Il donne un aperçu des tendances et des risques, ainsi que des réponses envisagées pour le long terme. Il récapitule les mesures spécifiques qui doivent être prises dès maintenant pour, à la fois, prévenir un réchauffement catastrophique et soutenir l’adaptation aux changements inévitables.

Le message qui clôture la présentation qu’il a faite lors du lancement du Rapport de Synthèse, attire notre attention sur l’importance stratégique des décisions que nous prenons aujourd’hui en ce qui concerne l’action climatique, notamment pour l’atténuation et l’adaptation. « Nos choix se répercuteront sur des centaines, voire des milliers d’années », nous dit-il. Avec la panoplie des mesures détaillées, chiffrées et synthétisées dans moult Résumés à l’intention des Décideurs, le monde dispose de toute l’information dont il est besoin pour décider, pour faire ces choix.

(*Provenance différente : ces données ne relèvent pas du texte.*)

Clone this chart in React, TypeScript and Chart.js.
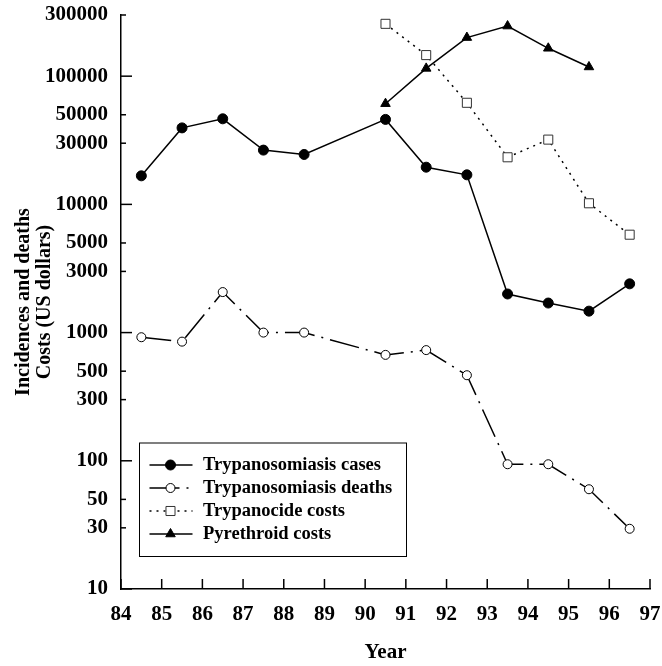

Ce qu’il faut savoir cependant, et que le GIEC n’a cessé de répéter tout au long de son 6ème Cycle d’évaluation, c’est que ces choix sont déterminants pour la réponse à la question « Quelle Terre nous voulons laisser aux générations futures, celles auxquelles nous l’empruntons ? ». Le GIEC nous dit, sans ambages, que « c’est maintenant ou jamais » que ces choix doivent être faits.